> [STORED DATA]:
══════════

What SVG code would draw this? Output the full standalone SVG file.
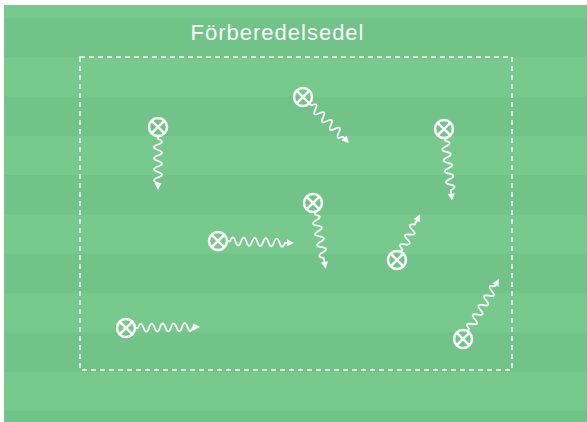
<svg xmlns="http://www.w3.org/2000/svg" width="587" height="422" viewBox="0 0 587 422">
<defs>
<style>
.dark{fill:#71c387}
.w{fill:none;stroke:#fff;stroke-width:1.8;stroke-linecap:round;stroke-linejoin:round}
.c{fill:none;stroke:#fff;stroke-width:2.5}
.a{fill:#fff}
.box{fill:none;stroke:#fff;stroke-width:1.5;stroke-dasharray:5,4}
.t{font-family:"Liberation Sans","Open Sans",sans-serif;font-size:22px;fill:#fff}
</style>
<g id="pl">
<circle class="c" cx="0" cy="0" r="9"/>
<path class="c" d="M-6.2,-6.2 L6.2,6.2 M6.2,-6.2 L-6.2,6.2"/>
</g>
</defs>
<rect x="0" y="0" width="587" height="422" fill="#ffffff"/>
<rect x="4" y="5" width="583" height="417" fill="#77ca8c"/>
<g id="stripes">
<rect class="dark" x="4" y="18" width="583" height="39.3"/>
<rect class="dark" x="4" y="96.6" width="583" height="39.3"/>
<rect class="dark" x="4" y="175.2" width="583" height="39.3"/>
<rect class="dark" x="4" y="253.8" width="583" height="39.3"/>
<rect class="dark" x="4" y="332.4" width="583" height="39.3"/>
<rect class="dark" x="4" y="411" width="583" height="11"/>
</g>
<text class="t" x="277" y="40" text-anchor="middle" textLength="173">Förberedelsedel</text>
<rect id="field" class="box" x="80" y="57" width="432" height="313"/>
<g id="connectors">
<path class="w" transform="translate(158,127) rotate(90)" d="M10,0 h2 q2.75,-8 5.5,0 t5.5,0 t5.5,0 t5.5,0 t5.5,0 t5.5,0 t5.5,0 t5.5,0 H56"/>
<polygon class="a" transform="translate(158,127) rotate(90)" points="56,-3.5 63,0 56,3.5"/>
<path class="w" transform="translate(303,97) rotate(45)" d="M10,0 h2 q2.75,-8 5.5,0 t5.5,0 t5.5,0 t5.5,0 t5.5,0 t5.5,0 t5.5,0 t5.5,0 H58"/>
<polygon class="a" transform="translate(303,97) rotate(45)" points="58,-3.5 65,0 58,3.5"/>
<path class="w" transform="translate(444,129) rotate(83.6)" d="M10,0 h2 q2.75,-8 5.5,0 t5.5,0 t5.5,0 t5.5,0 t5.5,0 t5.5,0 t5.5,0 t5.5,0 t5.5,0 H65"/>
<polygon class="a" transform="translate(444,129) rotate(83.6)" points="65,-3.5 72,0 65,3.5"/>
<path class="w" transform="translate(218,241) rotate(1.5)" d="M10,0 h2 q2.75,-8 5.5,0 t5.5,0 t5.5,0 t5.5,0 t5.5,0 t5.5,0 t5.5,0 t5.5,0 t5.5,0 t5.5,0 H69"/>
<polygon class="a" transform="translate(218,241) rotate(1.5)" points="69,-3.5 76,0 69,3.5"/>
<path class="w" transform="translate(313,203) rotate(79)" d="M10,0 h2 q2.75,-8 5.5,0 t5.5,0 t5.5,0 t5.5,0 t5.5,0 t5.5,0 t5.5,0 t5.5,0 H60"/>
<polygon class="a" transform="translate(313,203) rotate(79)" points="60,-3.5 67,0 60,3.5"/>
<path class="w" transform="translate(397,260) rotate(-63.4)" d="M10,0 h2 q2.75,-8 5.5,0 t5.5,0 t5.5,0 t5.5,0 t5.5,0 H44"/>
<polygon class="a" transform="translate(397,260) rotate(-63.4)" points="44,-3.5 51,0 44,3.5"/>
<path class="w" transform="translate(126,328) rotate(-0.8)" d="M10,0 h2 q2.75,-8 5.5,0 t5.5,0 t5.5,0 t5.5,0 t5.5,0 t5.5,0 t5.5,0 t5.5,0 t5.5,0 t5.5,0 H67"/>
<polygon class="a" transform="translate(126,328) rotate(-0.8)" points="67,-3.5 74,0 67,3.5"/>
<path class="w" transform="translate(463,339) rotate(-59)" d="M10,0 h2 q2.75,-8 5.5,0 t5.5,0 t5.5,0 t5.5,0 t5.5,0 t5.5,0 t5.5,0 t5.5,0 t5.5,0 H63"/>
<polygon class="a" transform="translate(463,339) rotate(-59)" points="63,-3.5 70,0 63,3.5"/>
</g>
<g id="p1"><use href="#pl" x="158" y="127"/></g>
<g id="p2"><use href="#pl" x="303" y="97"/></g>
<g id="p3"><use href="#pl" x="444" y="129"/></g>
<g id="p4"><use href="#pl" x="218" y="241"/></g>
<g id="p5"><use href="#pl" x="313" y="203"/></g>
<g id="p6"><use href="#pl" x="397" y="260"/></g>
<g id="p7"><use href="#pl" x="126" y="328"/></g>
<g id="p8"><use href="#pl" x="463" y="339"/></g>
</svg>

══════════

> [TASK PROMPT]: Copy the whole of the material above exactly, but not its images.

> [WRITTEN RESPONSE]:
What SVG code would draw this? Output the full standalone SVG file.
<svg xmlns="http://www.w3.org/2000/svg" width="587" height="422" viewBox="0 0 587 422">
<defs>
<style>
.dark{fill:#71c387}
.w{fill:none;stroke:#fff;stroke-width:1.8;stroke-linecap:round;stroke-linejoin:round}
.c{fill:none;stroke:#fff;stroke-width:2.5}
.a{fill:#fff}
.box{fill:none;stroke:#fff;stroke-width:1.5;stroke-dasharray:5,4}
.t{font-family:"Liberation Sans","Open Sans",sans-serif;font-size:22px;fill:#fff}
</style>
<g id="pl">
<circle class="c" cx="0" cy="0" r="9"/>
<path class="c" d="M-6.2,-6.2 L6.2,6.2 M6.2,-6.2 L-6.2,6.2"/>
</g>
</defs>
<rect x="0" y="0" width="587" height="422" fill="#ffffff"/>
<rect x="4" y="5" width="583" height="417" fill="#77ca8c"/>
<g id="stripes">
<rect class="dark" x="4" y="18" width="583" height="39.3"/>
<rect class="dark" x="4" y="96.6" width="583" height="39.3"/>
<rect class="dark" x="4" y="175.2" width="583" height="39.3"/>
<rect class="dark" x="4" y="253.8" width="583" height="39.3"/>
<rect class="dark" x="4" y="332.4" width="583" height="39.3"/>
<rect class="dark" x="4" y="411" width="583" height="11"/>
</g>
<text class="t" x="277" y="40" text-anchor="middle" textLength="173">Förberedelsedel</text>
<rect id="field" class="box" x="80" y="57" width="432" height="313"/>
<g id="connectors">
<path class="w" transform="translate(158,127) rotate(90)" d="M10,0 h2 q2.75,-8 5.5,0 t5.5,0 t5.5,0 t5.5,0 t5.5,0 t5.5,0 t5.5,0 t5.5,0 H56"/>
<polygon class="a" transform="translate(158,127) rotate(90)" points="56,-3.5 63,0 56,3.5"/>
<path class="w" transform="translate(303,97) rotate(45)" d="M10,0 h2 q2.75,-8 5.5,0 t5.5,0 t5.5,0 t5.5,0 t5.5,0 t5.5,0 t5.5,0 t5.5,0 H58"/>
<polygon class="a" transform="translate(303,97) rotate(45)" points="58,-3.5 65,0 58,3.5"/>
<path class="w" transform="translate(444,129) rotate(83.6)" d="M10,0 h2 q2.75,-8 5.5,0 t5.5,0 t5.5,0 t5.5,0 t5.5,0 t5.5,0 t5.5,0 t5.5,0 t5.5,0 H65"/>
<polygon class="a" transform="translate(444,129) rotate(83.6)" points="65,-3.5 72,0 65,3.5"/>
<path class="w" transform="translate(218,241) rotate(1.5)" d="M10,0 h2 q2.75,-8 5.5,0 t5.5,0 t5.5,0 t5.5,0 t5.5,0 t5.5,0 t5.5,0 t5.5,0 t5.5,0 t5.5,0 H69"/>
<polygon class="a" transform="translate(218,241) rotate(1.5)" points="69,-3.5 76,0 69,3.5"/>
<path class="w" transform="translate(313,203) rotate(79)" d="M10,0 h2 q2.75,-8 5.5,0 t5.5,0 t5.5,0 t5.5,0 t5.5,0 t5.5,0 t5.5,0 t5.5,0 H60"/>
<polygon class="a" transform="translate(313,203) rotate(79)" points="60,-3.5 67,0 60,3.5"/>
<path class="w" transform="translate(397,260) rotate(-63.4)" d="M10,0 h2 q2.75,-8 5.5,0 t5.5,0 t5.5,0 t5.5,0 t5.5,0 H44"/>
<polygon class="a" transform="translate(397,260) rotate(-63.4)" points="44,-3.5 51,0 44,3.5"/>
<path class="w" transform="translate(126,328) rotate(-0.8)" d="M10,0 h2 q2.75,-8 5.5,0 t5.5,0 t5.5,0 t5.5,0 t5.5,0 t5.5,0 t5.5,0 t5.5,0 t5.5,0 t5.5,0 H67"/>
<polygon class="a" transform="translate(126,328) rotate(-0.8)" points="67,-3.5 74,0 67,3.5"/>
<path class="w" transform="translate(463,339) rotate(-59)" d="M10,0 h2 q2.75,-8 5.5,0 t5.5,0 t5.5,0 t5.5,0 t5.5,0 t5.5,0 t5.5,0 t5.5,0 t5.5,0 H63"/>
<polygon class="a" transform="translate(463,339) rotate(-59)" points="63,-3.5 70,0 63,3.5"/>
</g>
<g id="p1"><use href="#pl" x="158" y="127"/></g>
<g id="p2"><use href="#pl" x="303" y="97"/></g>
<g id="p3"><use href="#pl" x="444" y="129"/></g>
<g id="p4"><use href="#pl" x="218" y="241"/></g>
<g id="p5"><use href="#pl" x="313" y="203"/></g>
<g id="p6"><use href="#pl" x="397" y="260"/></g>
<g id="p7"><use href="#pl" x="126" y="328"/></g>
<g id="p8"><use href="#pl" x="463" y="339"/></g>
</svg>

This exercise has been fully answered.